Plus the snow was so much fun!!
This post got me thinking about the fun children miss when they are not dressed warmly, and inspired me to write a brief piece called, “Underdressed.”
http://sunriseswansong.wordpress.com/2013/02/22/underdressed/
At the end of my post I left a link to this post.
I found this post today after a disappointing interaction with my daycare this week. My 18 month old loves to be outside, so I’ve been dropping her off in daycare this winter with warm coat/boots/mittens/hat etc. A couple of weeks ago I asked my child’s teacher how much she goes outside, and she said almost never in this weather, because it’s too cold for the kids. However, I guessed that this teacher thought that the “too cold” line wasn’t really her idea, so after that, at drop off and pick up when the teacher and I would chat and ask about our weekend, I’d tell her about the outside things that we’d done. And I directly let her know that I, as the parent, was fine with cold weather playtime.

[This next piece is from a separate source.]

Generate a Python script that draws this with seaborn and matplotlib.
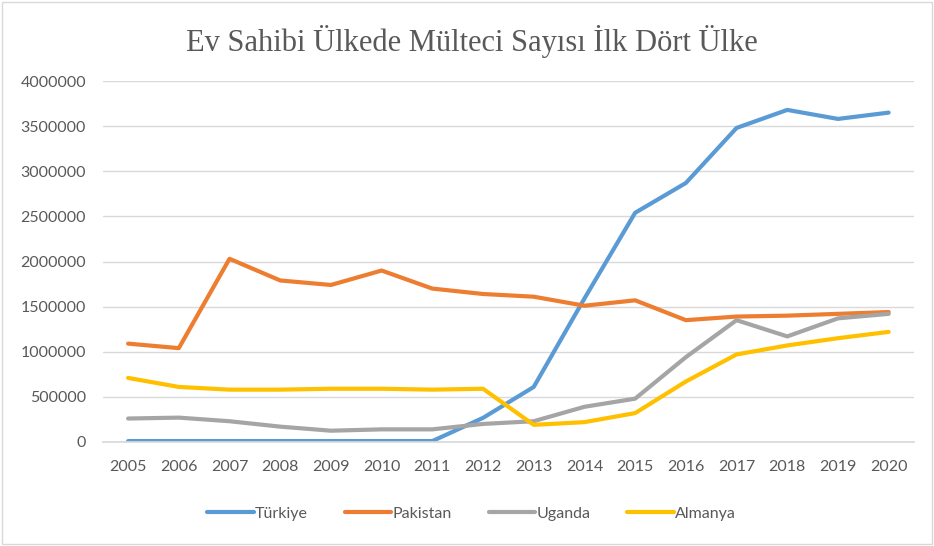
import pandas as pd
import matplotlib.pyplot as plt
import seaborn as sns
from matplotlib.patches import Rectangle

# data
years = [str(y) for y in range(2005, 2021)]
turkiye = [10000, 10000, 10000, 10000, 10000, 10000, 10000, 267000, 610000,
           1590000, 2540000, 2870000, 3480000, 3680000, 3580000, 3650000]
pakistan = [1090000, 1040000, 2030000, 1790000, 1740000, 1900000, 1700000, 1640000,
            1610000, 1510000, 1570000, 1350000, 1390000, 1400000, 1420000, 1440000]
uganda = [260000, 270000, 230000, 170000, 125000, 140000, 140000, 200000,
          230000, 390000, 480000, 940000, 1350000, 1170000, 1370000, 1420000]
almanya = [710000, 610000, 580000, 580000, 590000, 590000, 580000, 590000,
           190000, 220000, 320000, 670000, 970000, 1070000, 1150000, 1220000]
countries = ["Türkiye", "Pakistan", "Uganda", "Almanya"]
colors = ["#5B9BD5", "#ED7D31", "#A5A5A5", "#FFC000"]
yticks = list(range(0, 4000001, 500000))

frames = []
for name, vals in zip(countries, [turkiye, pakistan, uganda, almanya]):
    frames.append(pd.DataFrame({"year": years, "value": vals, "country": name}))
df = pd.concat(frames, ignore_index=True)

sns.set_theme(style="white")
plt.rcParams['font.family'] = ['Lato', 'DejaVu Sans']
text_gray = "#595959"

fig = plt.figure(figsize=(9.34, 5.46), dpi=100)
ax = fig.add_axes([0.110, 0.1905, 0.8686, 0.6611])

sns.lineplot(data=df, x="year", y="value", hue="country", hue_order=countries,
             palette=colors, linewidth=3, ax=ax, sort=False)

ax.set_xlim(-0.5, len(years) - 0.5)
ax.set_ylim(0, 4000000)
ax.set_yticks(yticks)
ax.set_yticklabels([str(v) for v in yticks])
ax.yaxis.grid(True, color="#D9D9D9", linewidth=1)
ax.set_axisbelow(True)
for side in ["top", "right", "left"]:
    ax.spines[side].set_visible(False)
ax.spines["bottom"].set_color("#D9D9D9")
ax.tick_params(axis="both", length=0, labelsize=11.5, labelcolor=text_gray)
ax.tick_params(axis="y", pad=12)
ax.tick_params(axis="x", pad=13)
ax.set_xlabel("")
ax.set_ylabel("")

fig.suptitle("Ev Sahibi Ülkede Mülteci Sayısı İlk Dört Ülke", x=0.505, y=0.955,
             fontsize=22, color=text_gray, family=["Liberation Serif"])

ax.legend(loc="lower center", bbox_to_anchor=(0.505, 0.02), bbox_transform=fig.transFigure,
          ncol=4, frameon=False, handlelength=2.9, handletextpad=0.1,
          columnspacing=2.3, fontsize=11.5, labelcolor=text_gray)

fig.patches.append(Rectangle((0.002, 0.003), 0.996, 0.994, transform=fig.transFigure,
                             fill=False, edgecolor="#D9D9D9", linewidth=1))

fig.savefig("out.png", dpi=100)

So yesterday was a gorgeous late winter day. Big heavy snowflakes but it was warm (for a snow day). My child’s teacher bundled up my daughter and one other child and took them outside for a few minutes. My daughter and the other child loved the time outside. She showed me a photo–kids laughing at the big wet flakes. The kids were a little wet afterwards, but they were on a playground with a clean rubber surface with an awning, so they even stayed mostly dry. I thought this was totally reasonable, both weather- and age-appropriate. My child was dry by the time I picked her up that night and so far has suffered no ill effects.
The disappointing part: my child’s teacher was reprimanded by the daycare’s management for taking my child and the other child outside while it was snowing. I’m just so frustrated with this. My child’s teacher was *responsive* to what I have told her that my child likes to do, and I didn’t ask her to do something that was dangerous or even inconvenient to the daycare, the other children (I didn’t even ask her to do this: I just told her that I support her efforts to let the kids play outside). I just don’t get this.